Heuristic Bias Example (CFA Reading)

ok, I don’t know why but I really want to know how to actually solve the ‘anchoring-and-adjustment conservatism’ example in R7 (CFAI) pg 9. "Imagine 100 book bags, each of whoch contains 1,000 poker chips. Forty-five bags contain 700 black chips and 300 red chips. The other 55 bags contain 300 black chips and 700 red chips. You cannot see inside either bag. One of the bags is selected at random by means of a coin toss. Consider the following two questions about the book bag. 1. what probability would you assing to the event that the selected bag contains predominantly black chips? 2. Imagine taht 12 chips are drawn, with replacement, from the selected bag. These 12 draws produce 8 blacks and 4 reds. Would you use the new information about the drawing of chips to revise your probability that the selected bag contains predominantly black chips? If so, what new probability would you assing? The answer to 1. is easy - .45 But the answer to the second one is supposed to be 96.04%. I would love to know how to get to this number. thanks!

I may come up with a more elegant way to explain this, but for now this is what I have. Assuming the bag has more black chips: This is a case of binomial sampling (CFA level I :-)) where 12 identical trials, each a Bernoulli trial results in one of two mutually exclusive outcomes (red or black). The probability of getting black = .7 (700/1000). The probability of drawing 8 black out of 12 chips = 12! /( 8!*4!)* .7^8 * (1-.7)^(12-8) = .2311397 If the bag has more red chips, the equivalent probability will be 12! /( 8!*4!)* .7^(12-8) * (1-.7)^(8) = .007797 Thus the chance for bag having more blacks = .2311397 /(.2311397+.007797) = 96.74%, A more direct calculation would be [.7^8 * (1-.7)^(12-8)] / {[.7^8 * (1-.7)^(12-8)] + [(.7^(12-8) * (1-.7)^(8)]} not exactly the same answer in the text 96.04%, but close enough, probably due to rounding errors.

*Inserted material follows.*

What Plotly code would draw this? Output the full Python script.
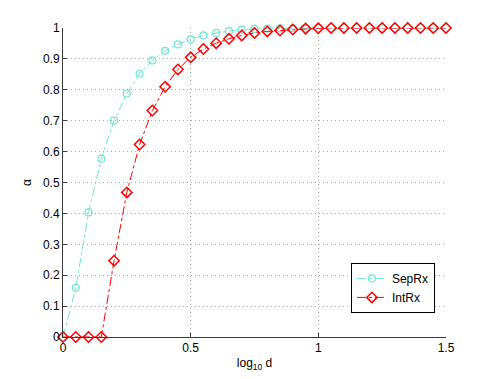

elcfa explained it well. I’m getting 96.74% with the binomial as well. Here’s how CFAI is getting 96.04%…though I don’t believe it is the correct thing to do. In elcfa’s desctiption (and what I’m getting) the key numbers are: .2311397 (black dominant bag) and .007797 (red dominant bag). CFAI is taking .2311397 and multiplying by 45% to get 0.104013 and taking .007797 and multiplying by 55% to get 0.004289 now, 0.104013 / (0.104013 + 0.004289) = 96.04% I just don’t think that is the correct thing to do. Anyone have any clarification on this little discrepancy?

we already discussed this and have resolved it, the thread is here maybe about a month back if you look

Thanks, DoubleDip. we already discussed this and have resolved it, > the thread is here maybe about a month back if you > look

Hey, calm down! I didn’t deserve your attack, if you pay attention I am one who tries to help on these forums and I never say ‘search’ and so on. You are reading something into my response that is not there. Did it not occur to you that maybe I wasn’t able to pull up the link when I posted before - maybe I was posting from a bbery and I was trying to help as quickly as I could - but now that I can find the link, here you go. http://www.analystforum.com/phorums/read.php?13,1069468

Thanks everyone for explaining! I am pulling up my L1 readings… DoubleDip - I promise to search through the forums next time, I was just 100% positive no one would be interested in this :slight_smile:

I’ll take sometime to explain the solution to this problem. It’s a wonderful illustration of the Baye’s theorem. Define two events A and B as: A: Selecting a bag that’s got predominantly black chips. B: Drawing 12 chips and ending up with 8 black and 4 red chips. It’s our job to find out P(A given B). Now P(A given B) = P(A or B)/P(B) = P(B given A)*P(A)/P(B) We’re left to find out the values of each of the individual probabilities that go into the above equation. The easiest first -> P(A) = 0.45 P(B given A) is nothing but landing with 8 “successes” (defined as the event where a black chip is obtained in the selection) with the probability of “success” being 0.7. This equals 12C8 * 0.7^8 * 0.3^4 = 0.23114 P(B) = P(B given A)*P(A) + P(B given A’)*P(A’) = 0.23114*0.45 + [12C8* 0.3^8 * 0.7^4]*0.55 = 0.10832 Hence, P(A given B) = 0.45*0.23114/0.10832 = 96.04% (exact) Elcfa has made a conceptual mistake…

I agreed that I did not apply Baye’s theory. I knew about it myself soon after the posting, but did not have access to Internet to correct the posting until very late. By then, others have made the point, so it became superfluous for me to repeat it. My calculation would have been correct if the prior probability had been 0.5, instead of 0.45.

I’m glad others are interested in this, I also was very curious when I came across it and HAD to figure it out.